In captivity he was taken under the wing of the kindly lamas Ganden Wula and Sera Lama (“Ganden Wula is respected by the Chinese. He’ll be able to chant rituals—they’ll let him.”). They were taken back to Chumarleb in a group of about 300 prisoners, roped together in lines of six. On the way, in reprisal, Chinese troops cajoled the local crowd into beating the two lamas to death along with four of their followers.
When they arrived at Chumarleb they were thrown into a hole in the prison yard—one of nine such holes, each containing about four hundred prisoners. Five or six died every day. As famine further intensified their desperation (for the appalling devastation in the PRC, see this roundup), after 18 hellish days Naktsang and his older brother were released, staying briefly in the nearby town before starting school, consisting of large tents housing around a thousand children—most of whose parents had been arrested.
The school still apparently functioned quite normally over Chinese [sic] New Year, but three months later food supplies dwindled severely; as they resorted to eating leather and sheepskin, people began to die.
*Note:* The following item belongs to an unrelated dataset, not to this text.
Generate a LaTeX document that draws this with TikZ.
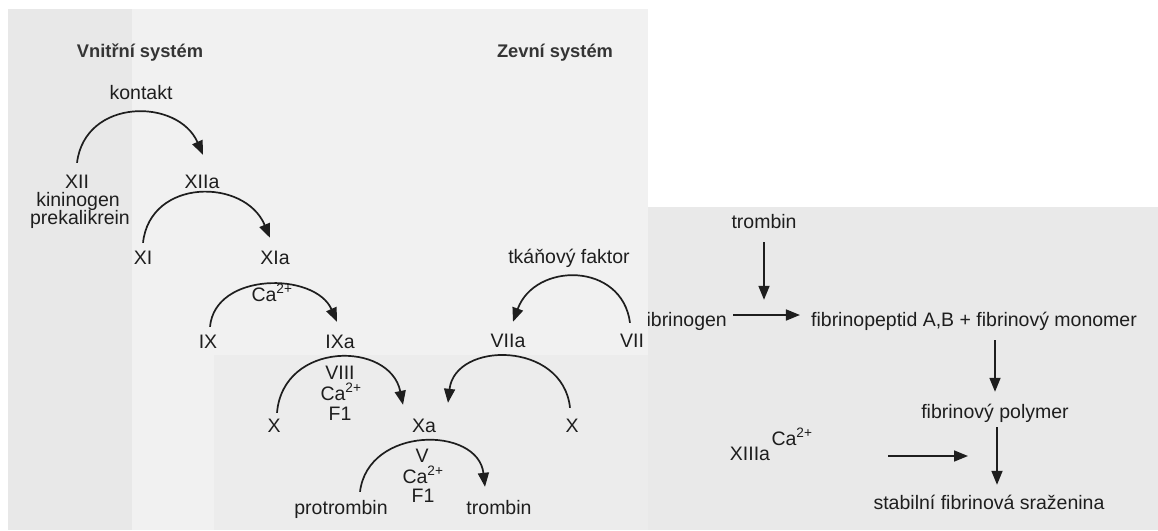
\documentclass[tikz,border=0pt]{standalone}
\usepackage{fontspec}
\setmainfont{Liberation Sans}
\usetikzlibrary{arrows.meta,calc}
\definecolor{ink}{HTML}{1E1E1E}
\definecolor{pageL}{HTML}{F1F1F1}
\definecolor{pageLd}{HTML}{E8E8E8}
\definecolor{pageLm}{HTML}{ECECEC}
\definecolor{pageR}{HTML}{E9E9E9}
\newcommand{\cadva}{Ca\textsuperscript{2+}}
\begin{document}
\begin{tikzpicture}[x=1pt,y=-1pt,
  lbl/.style={font=\fontsize{19.5}{22}\selectfont, text=ink, inner sep=0pt,
              text height=14pt, text depth=4pt, anchor=base},
  ttl/.style={font=\fontsize{18.3}{22}\selectfont\bfseries, text=ink!90, inner sep=0pt,
              text height=14pt, text depth=4pt, anchor=base},
  arr/.style={draw=ink, line width=1.7pt, -{Triangle[length=14pt,width=11pt]}}]
% background (scanned pages)
\useasboundingbox (0,0) rectangle (1158,530);
\fill[white] (0,0) rectangle (1158,530);
\fill[pageL] (8,9) rectangle (648,530);
\fill[pageLd] (8,9) rectangle (132,530);
\fill[pageLm] (214,355) rectangle (648,530);
\fill[pageR] (648,207) rectangle (1158,530);
% titles
\node[ttl] (vs) at (140,57) {Vnitřní systém};
\node[ttl] (zs) at (555,57) {Zevní systém};
% intrinsic pathway
\node[lbl] (kontakt) at (141,99) {kontakt};
\node[lbl] (XII) at (77,188) {XII};
\node[lbl] (XIIa) at (202,188) {XIIa};
\node[lbl] (kin) at (78,206) {kininogen};
\node[lbl] (pre) at (80,224) {prekalikrein};
\node[lbl] (XI) at (143,264) {XI};
\node[lbl] (XIa) at (275,264) {XIa};
\node[lbl] (ca1) at (272,301) {\cadva};
\node[lbl] (IX) at (208,348) {IX};
\node[lbl] (IXa) at (340,348) {IXa};
\node[lbl] (VIII) at (340,379) {VIII};
\node[lbl] (ca2) at (341,400) {\cadva};
\node[lbl] (F1a) at (340,420) {F1};
\node[lbl] (Xl) at (274,432) {X};
\node[lbl] (Xa) at (424,432) {Xa};
\node[lbl] (V) at (422,462) {V};
\node[lbl] (ca3) at (423,483) {\cadva};
\node[lbl] (F1b) at (423,502) {F1};
\node[lbl] (pro) at (341,514) {protrombin};
\node[lbl] (trb) at (499,514) {trombin};
% extrinsic pathway
\node[lbl] (tf) at (569,263) {tkáňový faktor};
\node[lbl] (VIIa) at (508,347) {VIIa};
\node[lbl] (VII) at (632,347) {VII};
\node[lbl] (Xr) at (572,432) {X};
% arcs
\draw[arr] ([yshift=11pt]XII.north) .. controls +(8,-65) and +(-25,-57) .. ([xshift=1pt,yshift=19pt]XIIa.north);
\draw[arr] ([yshift=7pt]XI.north) .. controls +(7,-65) and +(-25,-60) .. ([xshift=-5pt,yshift=12pt]XIa.north);
\draw[arr] ([xshift=2pt,yshift=7pt]IX.north) .. controls +(5,-55) and +(-22,-50) .. ([xshift=-3pt,yshift=12pt]IXa.north);
\draw[arr] ([xshift=3pt,yshift=5pt]Xl.north) .. controls +(6,-72) and +(-13,-64) .. ([xshift=-21pt,yshift=13pt]Xa.north);
\draw[arr] ([xshift=-2pt,yshift=10pt]Xr.north) .. controls +(-7,-67) and +(7,-62) .. ([xshift=24pt,yshift=15pt]Xa.north);
\draw[arr] ([xshift=19pt,yshift=8pt]pro.north) .. controls +(8,-66) and +(-7,-61) .. ([xshift=-14pt,yshift=13pt]trb.north);
\draw[arr] ([xshift=-2pt,yshift=10pt]VII.north) .. controls +(-8,-61) and +(22,-60) .. ([xshift=5pt,yshift=11pt]VIIa.north);
% fibrin formation
\node[lbl] (tR) at (764,228) {trombin};
\node[lbl] (fp) at (974,326) {fibrinopeptid A,B + fibrinový monomer};
\begin{scope}
\clip (648,280) rectangle (760,340);
\node[lbl, anchor=base east] (fg) at (727,326) {fibrinogen};
\end{scope}
\node[lbl] (poly) at (995,418) {fibrinový polymer};
\node[lbl] (stab) at (989,509) {stabilní fibrinová sraženina};
\node[lbl] (XIIIa) at (750,460) {XIIIa};
\node[lbl] (ca4) at (792,445) {\cadva};
\coordinate (hs) at (888,456);
\coordinate (he) at (968,456);
\draw[arr] ([yshift=-10pt]tR.south) -- ($(tR.south |- fp.north)+(0,-12)$);
\draw[arr] ([xshift=6pt,yshift=6pt]fg.east) -- ([xshift=-11pt,yshift=6pt]fp.west);
\draw[arr] ($(poly.north |- fp.south)+(0,10)$) -- ($(poly.north)+(0,-12)$);
\draw[arr] ($(poly.south)+(2,5)$) -- ($(poly.south |- stab.north)+(2,-10)$);
\draw[arr] (hs) -- (he);
\end{tikzpicture}
\end{document}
Those from erstwhile wealthy families succumbed more quickly; poor children like Naktsang, more capable of fending for themselves, had to dispose of the corpses. Within three months, only fifty-three children remained from over a thousand, and only ten old people from six hundred.
This is the book’s only image from the period described in the memoir;
other illustrations show archive photos of Amdo and Lhasa from before the Chinese occupation.
As the famine eased, Naktsang found some of his recently-released fellow prisoners, who took him to herd sheep and calves at the grazing commune where they had been released. On 30th December 1959 he became a student at Chumarleb County School. He ends the book innocuously and astutely:
Now we have grown up and are able to practice our religion and dedicate prayers to him. We are also certain that we will have the chance to return to our native land, and all our relatives will greet us.
Naktsang Nulo (right) with his older brother Japé, 2012. Photo: Xénia de Heering.
* * *
In his introduction Robbie Barnett updates the story:
In 2013, five years after his book was published, [Naktsang] wrote a column that spoke out for the first time about the wave of immolations that had swept across Tibet. It was unprecedented in its explicitness. […] We can now see him not as an autobiographer who dared to speak about the past or an intellectual who speaks truth to power but as a strategic communicator and conciliator, an ex-official who pioneered unique pathways by which to negotiate the contours and crevices of the state system in the quest to widen public debate and understanding on topics never previously allowed. Where he had used the convention of childish innocence to enable the act of public recollection, he now uses concession to others’ values to plead for moderation in policy. A project that began as a handing down of the past to coming generations has become a quiet search for ways to nurture a thinking Tibetan public, rich with knowledge of its history as well as of its responsibilities and limitations.